Material:
START
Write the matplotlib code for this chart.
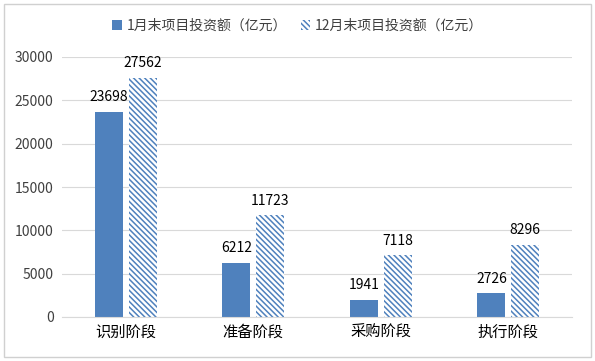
END
START
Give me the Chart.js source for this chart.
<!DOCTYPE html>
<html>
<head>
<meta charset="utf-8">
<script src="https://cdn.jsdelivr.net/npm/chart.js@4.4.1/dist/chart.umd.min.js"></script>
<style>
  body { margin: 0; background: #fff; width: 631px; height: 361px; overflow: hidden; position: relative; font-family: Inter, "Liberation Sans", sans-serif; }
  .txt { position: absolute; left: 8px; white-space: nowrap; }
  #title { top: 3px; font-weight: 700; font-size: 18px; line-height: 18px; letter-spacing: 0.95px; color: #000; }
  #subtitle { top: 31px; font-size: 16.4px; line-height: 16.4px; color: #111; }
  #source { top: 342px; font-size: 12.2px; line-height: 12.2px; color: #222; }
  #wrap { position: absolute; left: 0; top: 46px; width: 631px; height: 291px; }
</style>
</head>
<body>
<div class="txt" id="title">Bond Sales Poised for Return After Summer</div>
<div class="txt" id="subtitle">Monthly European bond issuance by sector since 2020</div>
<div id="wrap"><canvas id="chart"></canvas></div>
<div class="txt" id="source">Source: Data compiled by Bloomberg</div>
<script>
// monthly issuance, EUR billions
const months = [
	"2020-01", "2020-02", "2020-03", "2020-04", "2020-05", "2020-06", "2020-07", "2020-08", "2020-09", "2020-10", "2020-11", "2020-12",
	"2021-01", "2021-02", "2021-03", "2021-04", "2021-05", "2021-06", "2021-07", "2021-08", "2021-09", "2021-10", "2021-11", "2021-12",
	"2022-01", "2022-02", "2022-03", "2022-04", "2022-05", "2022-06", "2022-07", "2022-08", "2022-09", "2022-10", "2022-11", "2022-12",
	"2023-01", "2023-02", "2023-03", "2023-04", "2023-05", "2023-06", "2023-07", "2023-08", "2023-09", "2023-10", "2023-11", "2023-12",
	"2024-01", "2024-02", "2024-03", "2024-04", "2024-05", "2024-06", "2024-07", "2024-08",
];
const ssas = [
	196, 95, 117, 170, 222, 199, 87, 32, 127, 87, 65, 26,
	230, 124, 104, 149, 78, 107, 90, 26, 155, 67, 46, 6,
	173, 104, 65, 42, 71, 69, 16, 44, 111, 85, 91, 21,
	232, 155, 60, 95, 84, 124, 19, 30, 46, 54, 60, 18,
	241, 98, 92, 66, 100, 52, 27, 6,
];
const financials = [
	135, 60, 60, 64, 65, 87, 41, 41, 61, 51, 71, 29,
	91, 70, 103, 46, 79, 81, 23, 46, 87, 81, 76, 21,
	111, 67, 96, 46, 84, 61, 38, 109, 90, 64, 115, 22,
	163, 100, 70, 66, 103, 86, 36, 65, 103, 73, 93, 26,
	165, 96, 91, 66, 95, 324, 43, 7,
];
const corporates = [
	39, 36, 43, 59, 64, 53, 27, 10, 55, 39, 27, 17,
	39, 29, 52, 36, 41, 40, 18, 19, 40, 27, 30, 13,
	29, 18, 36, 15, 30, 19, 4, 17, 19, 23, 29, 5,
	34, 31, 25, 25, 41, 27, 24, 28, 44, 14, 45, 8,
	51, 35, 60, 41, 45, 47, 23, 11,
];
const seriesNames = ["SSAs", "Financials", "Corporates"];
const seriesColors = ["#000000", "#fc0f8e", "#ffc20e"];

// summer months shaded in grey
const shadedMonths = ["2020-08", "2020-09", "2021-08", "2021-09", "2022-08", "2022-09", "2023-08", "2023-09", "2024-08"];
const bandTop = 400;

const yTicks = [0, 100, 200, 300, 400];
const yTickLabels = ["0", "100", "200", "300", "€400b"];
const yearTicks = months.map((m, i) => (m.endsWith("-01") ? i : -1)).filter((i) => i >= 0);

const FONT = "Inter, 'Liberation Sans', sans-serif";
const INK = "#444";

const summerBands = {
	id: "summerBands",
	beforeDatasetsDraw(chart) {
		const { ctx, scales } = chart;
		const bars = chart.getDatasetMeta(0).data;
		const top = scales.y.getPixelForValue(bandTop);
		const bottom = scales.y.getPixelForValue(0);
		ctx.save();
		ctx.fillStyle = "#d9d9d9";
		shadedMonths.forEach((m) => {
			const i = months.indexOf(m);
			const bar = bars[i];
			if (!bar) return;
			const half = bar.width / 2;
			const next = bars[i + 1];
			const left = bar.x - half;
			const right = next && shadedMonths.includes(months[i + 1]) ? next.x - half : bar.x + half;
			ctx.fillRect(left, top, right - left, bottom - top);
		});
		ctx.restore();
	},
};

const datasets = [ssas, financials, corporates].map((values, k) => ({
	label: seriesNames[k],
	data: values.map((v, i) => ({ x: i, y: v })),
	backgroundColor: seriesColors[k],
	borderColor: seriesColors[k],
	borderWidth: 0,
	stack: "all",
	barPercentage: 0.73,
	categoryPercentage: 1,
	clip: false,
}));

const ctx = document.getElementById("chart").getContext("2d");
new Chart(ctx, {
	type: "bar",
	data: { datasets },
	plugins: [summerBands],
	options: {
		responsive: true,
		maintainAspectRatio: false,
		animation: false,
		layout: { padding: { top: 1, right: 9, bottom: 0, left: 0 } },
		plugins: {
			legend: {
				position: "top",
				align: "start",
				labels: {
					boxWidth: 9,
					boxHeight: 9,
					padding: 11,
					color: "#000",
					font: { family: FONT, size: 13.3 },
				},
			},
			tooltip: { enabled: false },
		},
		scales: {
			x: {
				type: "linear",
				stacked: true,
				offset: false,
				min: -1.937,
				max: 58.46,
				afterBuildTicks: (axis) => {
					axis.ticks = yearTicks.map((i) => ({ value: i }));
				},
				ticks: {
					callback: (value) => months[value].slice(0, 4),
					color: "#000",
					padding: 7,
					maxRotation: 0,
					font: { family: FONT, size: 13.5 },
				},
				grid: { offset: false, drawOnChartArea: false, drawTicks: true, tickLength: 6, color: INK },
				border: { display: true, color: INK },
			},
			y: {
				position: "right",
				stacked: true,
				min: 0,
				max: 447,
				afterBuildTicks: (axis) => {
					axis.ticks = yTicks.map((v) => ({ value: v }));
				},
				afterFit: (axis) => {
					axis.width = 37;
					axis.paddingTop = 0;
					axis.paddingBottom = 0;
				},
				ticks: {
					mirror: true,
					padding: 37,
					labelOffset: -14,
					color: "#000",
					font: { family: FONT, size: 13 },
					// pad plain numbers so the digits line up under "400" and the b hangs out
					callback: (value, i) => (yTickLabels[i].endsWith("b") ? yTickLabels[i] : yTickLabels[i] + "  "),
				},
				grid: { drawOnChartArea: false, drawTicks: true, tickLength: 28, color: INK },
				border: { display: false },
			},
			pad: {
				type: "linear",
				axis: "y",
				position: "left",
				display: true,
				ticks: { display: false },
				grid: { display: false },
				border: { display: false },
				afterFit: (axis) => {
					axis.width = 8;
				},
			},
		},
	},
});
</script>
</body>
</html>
END
START
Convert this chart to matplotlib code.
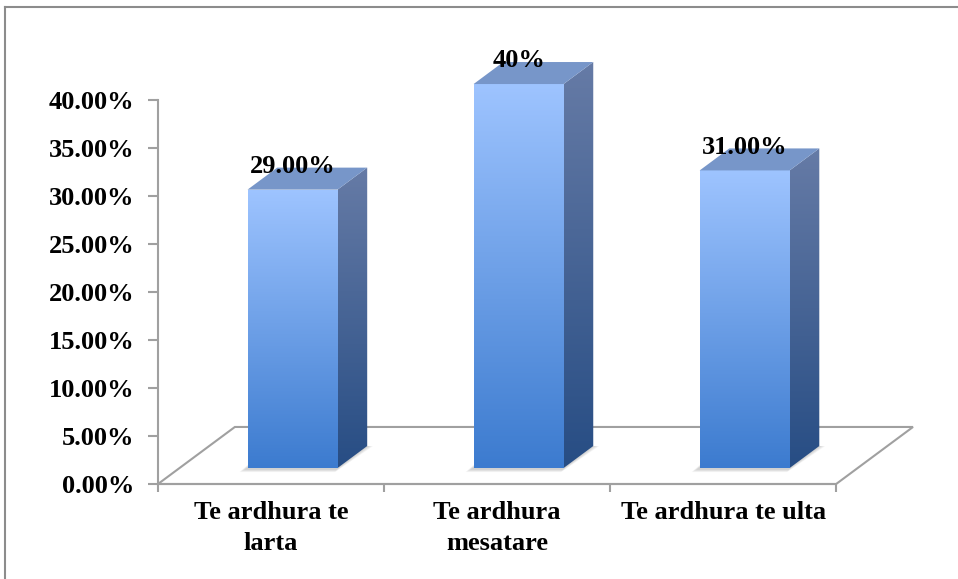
END
What you will do:
Gather each line from the entries above that includes the word "this".

Answer for the task:
Write the matplotlib code for this chart.
Give me the Chart.js source for this chart.
Convert this chart to matplotlib code.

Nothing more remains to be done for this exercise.